Brazil's health regulator said Thursday its decision to reject the Russian-made Sputnik V coronavirus vaccine was based on the developer's own data, after the latter threatened to sue for defamation.
Brazilian regulators' decision Monday to deny emergency use authorization for the vaccine has blown up into an all-out international row, with Sputnik V's makers accusing them of "knowingly spreading false and inaccurate information" without testing the vaccine themselves.
The Brazilian agency, Anvisa, based the decision on evidence the vaccine carried a live version of adenovirus, a common cold-causing virus.
It fired back defensively in a press conference that it had drawn that conclusion from information "submitted by the Sputnik V vaccine developer itself."
"Anvisa was accused of lying, of acting unethically, of disseminating fake news about replicating adenovirus," said the agency's director, Antonio Barra Torres.
"We refute this grave accusation."
The spat came three days after Anvisa announced it had denied a request from several states to import Sputnik V, saying its experts had flagged "uncertainties" about the jab.
The Brazilian government, which is struggling to secure enough vaccines for the hard-hit country's 212 million people, had been negotiating the purchase of 30 million Sputnik doses.
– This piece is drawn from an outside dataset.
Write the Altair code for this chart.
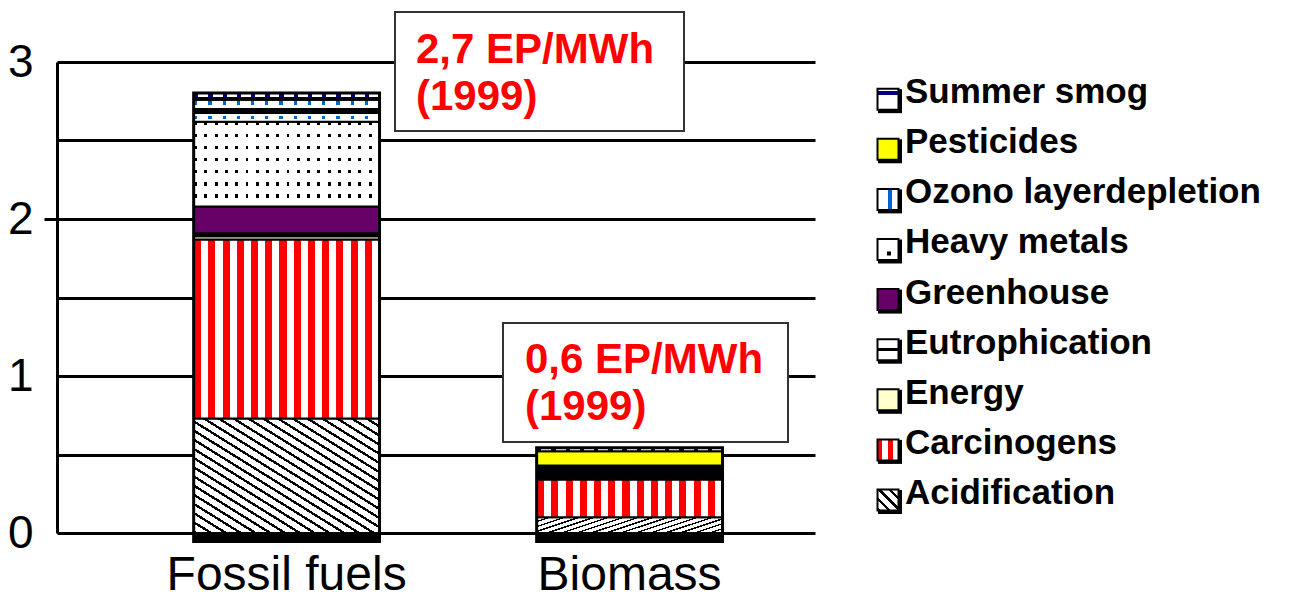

The vaccine's developers said Tuesday the decision was politically motivated, then upped their response Thursday.
"Sputnik V is undertaking a legal defamation proceeding in Brazil against Anvisa," the developer said on the official Sputnik V Twitter account.
"Anvisa made incorrect and misleading statements without having tested the actual Sputnik V vaccine."
The issue centers around an "adenovirus vector" — a virus that normally causes mild respiratory illness but in vaccines is genetically modified so that it cannot replicate, and edited to carry the DNA instructions for human cells to develop the spike protein of the virus that causes Covid-19.
This in turn trains the human system to be prepared in case it encounters the real coronavirus.
The Sputnik V vaccine uses two different adenovirus vectors to accomplish this task, administered in two shots.
According to a slideshow presented by Anvisa regulators, the agency determined that the booster shot was "replication competent" — meaning that once inside the body, the adenovirus can continue to multiply.
They added that this had likely occurred because of a manufacturing problem.
Approved by more than 60 countries
The Russian vaccine has been approved for use in at least 60 countries, including more than 10 in Latin America.
But it has not yet been approved by the European Medicines Agency (EMA) or the United States' Food and Drug Administration (FDA).
Some Western countries have been wary of Sputnik V — named after the Soviet-era satellite — over concerns the Kremlin would use it as a soft-power tool to advance its interests.
Moscow registered the jab in August before large-scale clinical trials, but leading medical journal The Lancet has since said it is safe and more than 90 percent effective.